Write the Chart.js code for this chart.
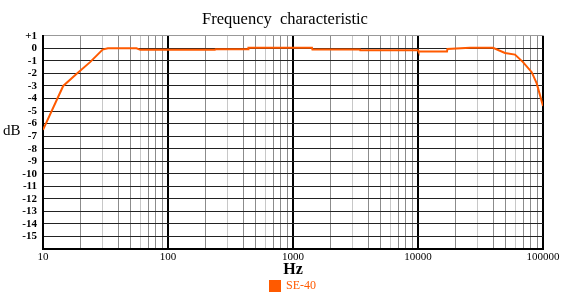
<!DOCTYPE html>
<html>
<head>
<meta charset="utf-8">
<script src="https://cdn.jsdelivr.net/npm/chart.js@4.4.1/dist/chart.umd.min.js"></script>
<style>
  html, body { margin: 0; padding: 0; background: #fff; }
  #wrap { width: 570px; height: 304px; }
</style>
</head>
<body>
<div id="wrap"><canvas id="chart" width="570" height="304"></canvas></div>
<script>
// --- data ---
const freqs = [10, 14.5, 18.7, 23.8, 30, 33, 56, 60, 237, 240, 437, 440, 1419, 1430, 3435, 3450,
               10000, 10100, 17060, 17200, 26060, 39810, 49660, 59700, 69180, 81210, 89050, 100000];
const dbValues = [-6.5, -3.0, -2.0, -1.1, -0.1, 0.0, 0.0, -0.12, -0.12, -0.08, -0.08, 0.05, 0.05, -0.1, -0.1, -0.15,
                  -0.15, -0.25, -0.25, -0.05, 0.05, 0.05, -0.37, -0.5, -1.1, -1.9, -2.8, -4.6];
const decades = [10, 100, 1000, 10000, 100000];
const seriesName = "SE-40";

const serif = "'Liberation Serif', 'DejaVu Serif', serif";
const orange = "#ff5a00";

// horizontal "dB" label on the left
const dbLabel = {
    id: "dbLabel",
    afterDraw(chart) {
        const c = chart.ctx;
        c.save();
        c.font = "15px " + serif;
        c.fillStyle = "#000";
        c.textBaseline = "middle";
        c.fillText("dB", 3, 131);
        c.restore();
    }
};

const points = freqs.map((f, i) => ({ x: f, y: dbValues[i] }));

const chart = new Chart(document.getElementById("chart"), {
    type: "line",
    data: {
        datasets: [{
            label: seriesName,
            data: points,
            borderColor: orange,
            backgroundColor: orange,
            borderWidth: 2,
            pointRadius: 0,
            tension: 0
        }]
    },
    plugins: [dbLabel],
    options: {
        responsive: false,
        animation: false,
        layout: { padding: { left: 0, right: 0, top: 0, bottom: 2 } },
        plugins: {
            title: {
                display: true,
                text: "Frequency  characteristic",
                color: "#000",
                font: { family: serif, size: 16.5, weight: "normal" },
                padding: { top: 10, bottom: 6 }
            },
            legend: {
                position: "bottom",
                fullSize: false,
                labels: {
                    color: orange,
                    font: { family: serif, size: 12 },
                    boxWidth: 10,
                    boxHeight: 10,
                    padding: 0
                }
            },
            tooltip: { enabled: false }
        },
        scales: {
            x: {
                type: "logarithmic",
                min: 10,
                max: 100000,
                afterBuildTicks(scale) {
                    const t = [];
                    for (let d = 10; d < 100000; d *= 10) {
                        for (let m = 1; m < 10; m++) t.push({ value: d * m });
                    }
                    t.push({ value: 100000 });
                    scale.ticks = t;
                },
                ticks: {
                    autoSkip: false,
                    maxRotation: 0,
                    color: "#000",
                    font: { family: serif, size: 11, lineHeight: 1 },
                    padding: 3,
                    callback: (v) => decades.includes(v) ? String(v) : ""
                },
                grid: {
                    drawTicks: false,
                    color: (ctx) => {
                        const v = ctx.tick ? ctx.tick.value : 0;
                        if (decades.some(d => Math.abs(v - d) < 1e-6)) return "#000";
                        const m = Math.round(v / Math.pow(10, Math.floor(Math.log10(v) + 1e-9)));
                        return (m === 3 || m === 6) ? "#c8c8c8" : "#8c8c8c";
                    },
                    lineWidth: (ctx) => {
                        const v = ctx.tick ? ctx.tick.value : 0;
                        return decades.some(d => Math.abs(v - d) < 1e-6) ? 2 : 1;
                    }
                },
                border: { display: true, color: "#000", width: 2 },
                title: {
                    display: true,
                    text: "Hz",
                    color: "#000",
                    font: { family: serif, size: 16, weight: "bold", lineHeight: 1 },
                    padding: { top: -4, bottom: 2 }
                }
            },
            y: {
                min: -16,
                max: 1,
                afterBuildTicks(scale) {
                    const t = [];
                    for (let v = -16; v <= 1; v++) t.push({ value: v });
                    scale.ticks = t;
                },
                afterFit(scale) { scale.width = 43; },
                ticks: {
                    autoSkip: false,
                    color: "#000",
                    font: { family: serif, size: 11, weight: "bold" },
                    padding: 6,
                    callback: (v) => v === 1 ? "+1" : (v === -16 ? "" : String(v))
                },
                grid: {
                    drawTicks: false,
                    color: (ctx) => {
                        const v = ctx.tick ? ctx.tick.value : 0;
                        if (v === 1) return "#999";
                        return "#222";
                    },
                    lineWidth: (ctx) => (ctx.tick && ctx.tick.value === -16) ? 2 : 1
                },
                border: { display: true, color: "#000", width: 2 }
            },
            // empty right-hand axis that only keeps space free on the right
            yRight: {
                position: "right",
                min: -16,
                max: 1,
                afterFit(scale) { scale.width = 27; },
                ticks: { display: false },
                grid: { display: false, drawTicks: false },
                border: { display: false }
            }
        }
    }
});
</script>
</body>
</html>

-.-.-

[Your objective] Point out every line holding the string "chart" and copy it.

[Exercise response]
Write the Chart.js code for this chart.
<script src="https://cdn.jsdelivr.net/npm/chart.js@4.4.1/dist/chart.umd.min.js"></script>
<div id="wrap"><canvas id="chart" width="570" height="304"></canvas></div>
    afterDraw(chart) {
        const c = chart.ctx;
const chart = new Chart(document.getElementById("chart"), {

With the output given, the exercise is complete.